▼▼▼

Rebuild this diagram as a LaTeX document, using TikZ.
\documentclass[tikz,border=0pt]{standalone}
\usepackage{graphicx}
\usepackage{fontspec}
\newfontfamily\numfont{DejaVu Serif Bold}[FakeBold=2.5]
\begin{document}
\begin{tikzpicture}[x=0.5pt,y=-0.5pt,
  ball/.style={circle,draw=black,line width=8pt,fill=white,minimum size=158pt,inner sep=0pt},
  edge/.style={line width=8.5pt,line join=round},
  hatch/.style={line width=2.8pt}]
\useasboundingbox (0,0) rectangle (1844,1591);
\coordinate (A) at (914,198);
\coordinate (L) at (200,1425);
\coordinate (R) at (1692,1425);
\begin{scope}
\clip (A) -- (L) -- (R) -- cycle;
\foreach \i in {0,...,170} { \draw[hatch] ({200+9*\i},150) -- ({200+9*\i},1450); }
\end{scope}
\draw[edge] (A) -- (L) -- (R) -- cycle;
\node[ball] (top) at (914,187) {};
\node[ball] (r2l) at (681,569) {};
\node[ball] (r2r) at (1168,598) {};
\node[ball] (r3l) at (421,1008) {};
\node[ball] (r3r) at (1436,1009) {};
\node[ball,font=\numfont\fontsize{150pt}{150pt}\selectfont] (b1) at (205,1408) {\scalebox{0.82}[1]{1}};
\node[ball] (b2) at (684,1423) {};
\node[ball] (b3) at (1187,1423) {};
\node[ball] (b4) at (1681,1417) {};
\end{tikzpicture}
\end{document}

▲▲▲

Aim: Would you copy out each line exactly as written?

Final result:
Rebuild this diagram as a LaTeX document, using TikZ.
\documentclass[tikz,border=0pt]{standalone}
\usepackage{graphicx}
\usepackage{fontspec}
\newfontfamily\numfont{DejaVu Serif Bold}[FakeBold=2.5]
\begin{document}
\begin{tikzpicture}[x=0.5pt,y=-0.5pt,
  ball/.style={circle,draw=black,line width=8pt,fill=white,minimum size=158pt,inner sep=0pt},
  edge/.style={line width=8.5pt,line join=round},
  hatch/.style={line width=2.8pt}]
\useasboundingbox (0,0) rectangle (1844,1591);
\coordinate (A) at (914,198);
\coordinate (L) at (200,1425);
\coordinate (R) at (1692,1425);
\begin{scope}
\clip (A) -- (L) -- (R) -- cycle;
\foreach \i in {0,...,170} { \draw[hatch] ({200+9*\i},150) -- ({200+9*\i},1450); }
\end{scope}
\draw[edge] (A) -- (L) -- (R) -- cycle;
\node[ball] (top) at (914,187) {};
\node[ball] (r2l) at (681,569) {};
\node[ball] (r2r) at (1168,598) {};
\node[ball] (r3l) at (421,1008) {};
\node[ball] (r3r) at (1436,1009) {};
\node[ball,font=\numfont\fontsize{150pt}{150pt}\selectfont] (b1) at (205,1408) {\scalebox{0.82}[1]{1}};
\node[ball] (b2) at (684,1423) {};
\node[ball] (b3) at (1187,1423) {};
\node[ball] (b4) at (1681,1417) {};
\end{tikzpicture}
\end{document}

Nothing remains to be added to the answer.